An initial margin must be posted before transactions can be registered with the clearinghouse. The initial margin is often a letter of credit issued by the buyer or producer’s financial institution. Once a buyer and producer each agree to the terms of a contract and register a transaction with the clearinghouse their position becomes open and subject to daily price fluctuations. The clearinghouse then monitors the transaction until delivery. Depending on their positions, when the price of the underlying commodity moves the buyer or producer will have to post additional margin money with the clearinghouse, where it is held until the execution of the contract.

Margin calls serve to keep the trade in balance relative to the current market, providing incentive for buyers and producers to fulfill the terms of the contract. For example, if the price of the commodity has risen since the establishment of the contract, there would be incentive for the producer to violate the terms of the contract in order to take advantage of the higher current market price. However, by requiring the producer to post additional margin money to account for the price increase, the clearinghouse has offset this risk.
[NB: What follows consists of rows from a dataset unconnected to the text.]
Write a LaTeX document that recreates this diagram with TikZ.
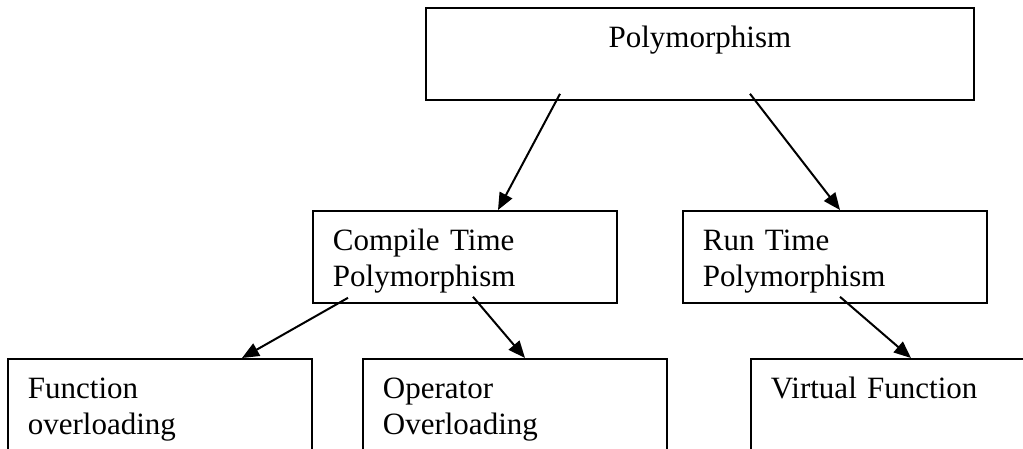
\documentclass[tikz,border=0pt]{standalone}
\usepackage{fontspec}
\setmainfont{Liberation Serif}
\usetikzlibrary{arrows.meta}
\begin{document}
\begin{tikzpicture}[x=1pt,y=-1pt]
      \useasboundingbox (0,0) rectangle (1023,448);
      \clip (0,0) rectangle (1023,448);
      \draw[line width=1.8pt,font=\fontsize{31}{36}\selectfont,
            nodes={draw,anchor=north west,align=left,inner xsep=20pt,inner ysep=0pt,
                   text width=264pt,text height=40pt,text depth=52pt}]
        (425,7) node[align=center,text width=508pt] (0){Polymorphism}
        (312,210) node (1){Compile Time\\Polymorphism}
        (682,210) node (2){Run Time\\Polymorphism}
        (7,358) node (3){Function\\overloading}
        (362,358) node (4){Operator\\Overloading}
        (750,358) node (5){Virtual Function};
      \begin{scope}[line width=2pt,-{Triangle[length=17pt,width=14pt]}]
        \draw ([xshift=135pt,yshift=7pt]0.south west) to ([xshift=186pt]1.north west);
        \draw ([xshift=325pt,yshift=7pt]0.south west) to ([xshift=158pt]2.north west);
        \draw ([xshift=36pt,yshift=6pt]1.south west) to ([xshift=235pt]3.north west);
        \draw ([xshift=161pt,yshift=7pt]1.south west) to ([xshift=163pt]4.north west);
        \draw ([xshift=158pt,yshift=7pt]2.south west) to ([xshift=161pt]5.north west);
      \end{scope}
    \end{tikzpicture}
\end{document}
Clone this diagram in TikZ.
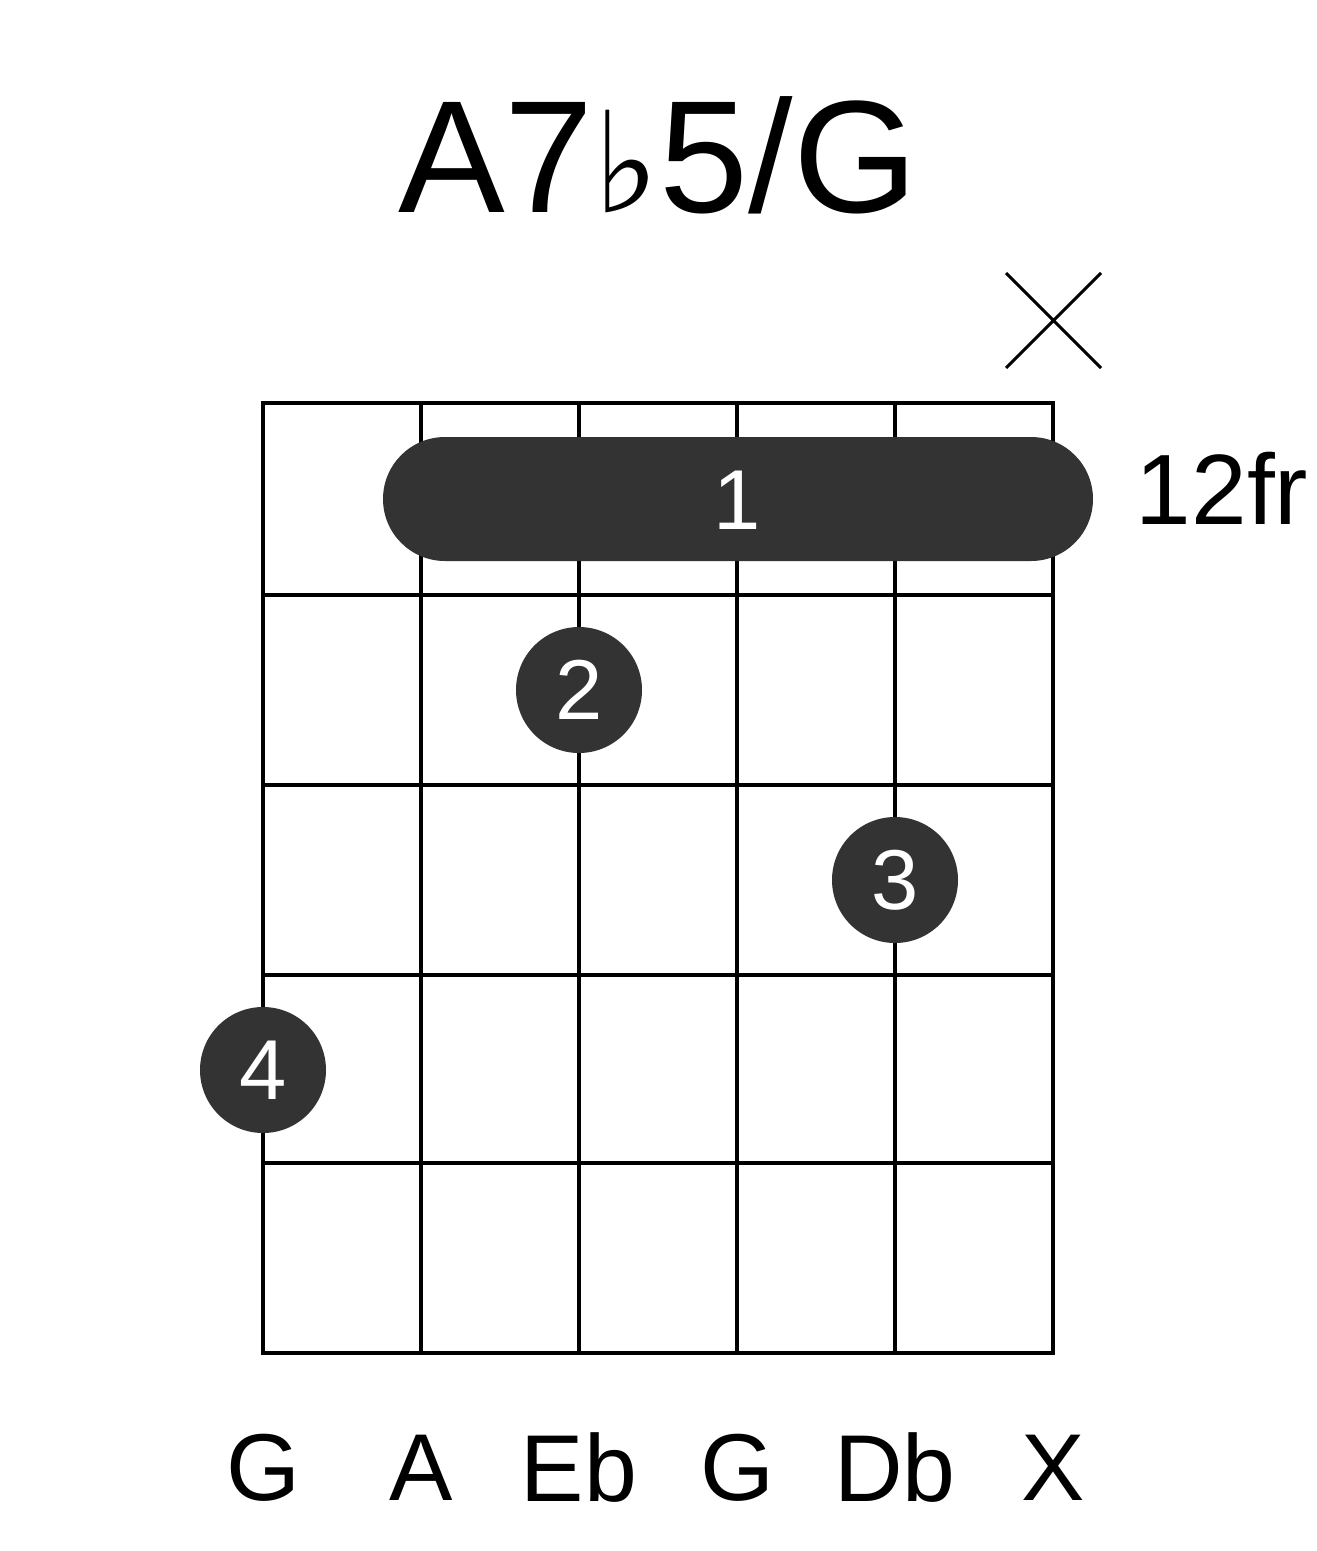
\documentclass[tikz,border=0pt]{standalone}
\usepackage{fontspec}
\setmainfont{Liberation Sans}
\newfontfamily\symfont{DejaVu Sans}
\begin{document}
\begin{tikzpicture}[x=1pt,y=-1pt,
  grid/.style={line width=4pt,black},
  dot/.style={circle,fill=black!80,minimum size=126pt,inner sep=0pt,text=white,font=\fontsize{85}{85}\selectfont},
  lbl/.style={font=\fontsize{95}{95}\selectfont}]
\useasboundingbox (0,0) rectangle (1317,1551);
\foreach \x in {263,421,579,737,895,1053} \draw[grid] (\x,403) -- (\x,1353);
\foreach \y in {403,595,785,975,1163,1353} \draw[grid] (261,\y) -- (1055,\y);
\fill[black!80,rounded corners=62pt] (383,437) rectangle (1093,561);
\node[text=white,font=\fontsize{85}{85}\selectfont] (b1) at (737,500) {1};
\node[dot] (d2) at (579,690) {2};
\node[dot] (d3) at (895,880) {3};
\node[dot] (d4) at (263,1070) {4};
\draw[line width=3pt] (1006,273) -- (1101,368) (1101,273) -- (1006,368);
\node[font=\fontsize{100}{100}\selectfont] (fr) at (1222,488) {12fr};
\node[font=\fontsize{160}{160}\selectfont] (t) at (658,155) {A7{\symfont\fontsize{140}{140}\selectfont ♭}5/G};
\foreach \x/\s in {263/G,421/A,579/Eb,737/G,895/Db,1053/X} \node[lbl] at (\x,1468) {\s};
\end{tikzpicture}
\end{document}
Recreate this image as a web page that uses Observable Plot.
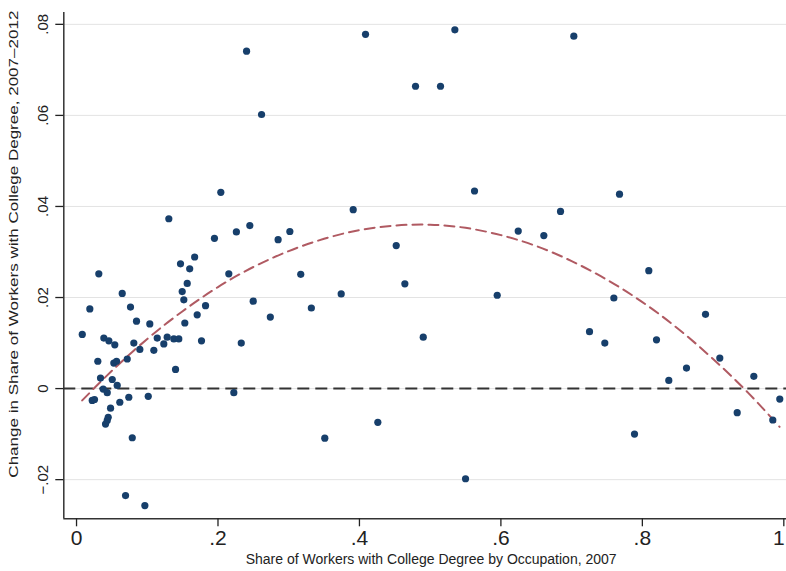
<!DOCTYPE html>
<html><head><meta charset="utf-8">
<script src="https://cdn.jsdelivr.net/npm/d3@7"></script>
<script src="https://cdn.jsdelivr.net/npm/@observablehq/plot@0.6"></script>
<style>body{margin:0;background:#fff}</style>
</head><body><div id="chart"></div>
<script>
// Share of workers with college degree by occupation, 2007 (x)
const shareCollege2007 = [
  0.204,0.1305,0.0315,0.195,0.226,0.245,0.285,0.3016,0.317,0.332,0.167,0.147,0.160,0.1565,0.1494,0.1517,
  0.2153,0.2498,0.274,0.1824,0.1706,0.1531,0.1767,0.2329,0.140,0.2224,0.0646,0.0188,0.0081,0.0763,0.0848,0.1036,
  0.0386,0.0457,0.0541,0.081,0.0895,0.1093,0.1141,0.1234,0.1282,0.1376,0.1446,0.0301,0.0527,0.0566,0.0717,0.0339,
  0.0505,0.0377,0.0434,0.0575,0.0222,0.0254,0.0612,0.0739,0.1014,0.0481,0.0448,0.0434,0.041,0.0788,0.0693,0.0966,
  0.2404,0.2616,0.4086,0.5349,0.4793,0.5146,0.5627,0.3912,0.6245,0.6607,0.452,0.4642,0.3742,0.5948,0.4902,0.426,0.351,0.550,
  0.7031,0.7677,0.6843,0.8091,0.7597,0.8893,0.7253,0.7469,0.820,0.9095,0.8624,0.8374,0.9576,0.9943,0.9341,0.9844,0.7889
];
// Change in share of workers with college degree, 2007-2012 (y)
const changeShare = [
  0.0431,0.0373,0.0252,0.0330,0.0344,0.0358,0.0327,0.0345,0.0251,0.0177,0.0289,0.0274,0.0263,0.0231,0.0213,0.0195,
  0.0252,0.0192,0.0157,0.0182,0.0162,0.0144,0.0105,0.0100,0.0042,-0.0009,0.0209,0.0175,0.0119,0.0179,0.0148,0.0142,
  0.0111,0.0105,0.0096,0.0100,0.0086,0.0084,0.0111,0.0098,0.0113,0.0109,0.0109,0.0060,0.0056,0.0060,0.0065,0.0023,
  0.0020,-0.0001,-0.0009,0.0007,-0.0026,-0.0024,-0.0030,-0.0019,-0.0017,-0.0043,-0.0063,-0.0070,-0.0078,-0.0108,-0.0235,-0.0257,
  0.0741,0.0602,0.0778,0.0788,0.0664,0.0664,0.0434,0.0393,0.0346,0.0336,0.0314,0.0230,0.0208,0.0205,0.0113,-0.0074,-0.0109,-0.0198,
  0.0774,0.0427,0.0389,0.0259,0.0199,0.0163,0.0125,0.0100,0.0107,0.0067,0.0045,0.0018,0.0027,-0.0023,-0.0053,-0.0069,-0.0100
];
// Fitted (quadratic) curve
const fitX = [0.008,0.05,0.1,0.15,0.2,0.25,0.3,0.35,0.4,0.45,0.5,0.55,0.6,0.65,0.7,0.75,0.8,0.85,0.9,0.95,0.994];
const fitY = [-0.0026,0.0039,0.0109,0.0170,0.0223,0.0267,0.0302,0.0329,0.0348,0.0358,0.0360,0.0353,0.0337,0.0313,0.0280,0.0239,0.0190,0.0132,0.0065,-0.0010,-0.0084];

const xTicks = [0,0.2,0.4,0.6,0.8,1];
const xTickLabels = ["0",".2",".4",".6",".8","1"];
const yTicks = [-0.02,0,0.02,0.04,0.06,0.08];
const yTickLabels = ["\u2212.02","0",".02",".04",".06",".08"];
const xTitle = "Share of Workers with College Degree by Occupation, 2007";
const yTitle = "Change in Share of Workers with College Degree, 2007\u20132012";

const points = shareCollege2007.map((x, i) => ({x, y: changeShare[i]}));
const fit = fitX.map((x, i) => ({x, y: fitY[i]}));

const xDomain = [-0.018, 1.0038];
const yDomain = [-0.0286, 0.0826];
const lookup = (ticks, labels) => d => labels[ticks.findIndex(t => Math.abs(t - d) < 1e-9)];

const chart = Plot.plot({
  width: 786,
  height: 571,
  marginLeft: 63.3,
  marginRight: 0,
  marginTop: 12,
  marginBottom: 52.7,
  style: {fontFamily: "'Liberation Sans', Arial, sans-serif", color: "#222", background: "#fff"},
  x: {domain: xDomain},
  y: {domain: yDomain},
  marks: [
    Plot.gridY(yTicks, {stroke: "#e3e3e3", strokeOpacity: 1, strokeWidth: 1}),
    Plot.ruleY([0], {stroke: "#333", strokeWidth: 2, strokeDasharray: "12,6"}),
    Plot.line(fit, {x: "x", y: "y", curve: "natural", stroke: "#b05a62", strokeWidth: 2, strokeDasharray: "10,6"}),
    Plot.dot(points, {x: "x", y: "y", r: 3.6, fill: "#173f6b", stroke: "none"}),
    Plot.ruleX([xDomain[0]], {stroke: "#333", strokeWidth: 1.5}),
    Plot.ruleY([yDomain[0]], {stroke: "#333", strokeWidth: 1.5}),
    Plot.axisX(xTicks, {tickSize: 8, tickPadding: 3, strokeWidth: 1.3, tickFormat: lookup(xTicks, xTickLabels), fontSize: 21,
      label: xTitle, labelAnchor: "center", labelOffset: 45, labelArrow: "none"}),
    Plot.axisY(yTicks, {tickSize: 8, tickRotate: -90, tickPadding: 8, strokeWidth: 1.3, tickFormat: lookup(yTicks, yTickLabels), fontSize: 15,
      label: yTitle, labelAnchor: "center", labelOffset: 55, labelArrow: "none"})
  ]
});
document.getElementById("chart").appendChild(chart);

const svg = d3.select(chart);
svg.selectAll('g[aria-label="x-axis label"] text').attr("font-size", 14).attr("dx", 6);
svg.selectAll('g[aria-label="x-axis label"]').attr("font-size", 14);
svg.selectAll('g[aria-label="y-axis label"]').attr("font-size", 13);
svg.selectAll('g[aria-label="y-axis label"] text').attr("font-size", 13).attr("dx", 21.5)
  .attr("textLength", 467).attr("lengthAdjust", "spacingAndGlyphs");
// keep the last x tick label ("1") inside the picture's right edge
svg.selectAll('g[aria-label="x-axis tick label"] text')
  .filter(function() { return this.textContent === xTickLabels[xTickLabels.length - 1]; })
  .attr("text-anchor", "end").attr("dx", 1);
</script>
</body></html>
In the event of a default by one of the counterparties, the clearinghouse will use the margin posted by the defaulting counterparty to cover the losses incurred. If the margin is not sufficient to cover all losses, the clearinghouse will use reserve funds to fully compensate the affected member. Revenues generated by the clearinghouse provide the backstop fund. Additionally, a clearinghouse will normally have a line of credit with a financial institution to use when necessary.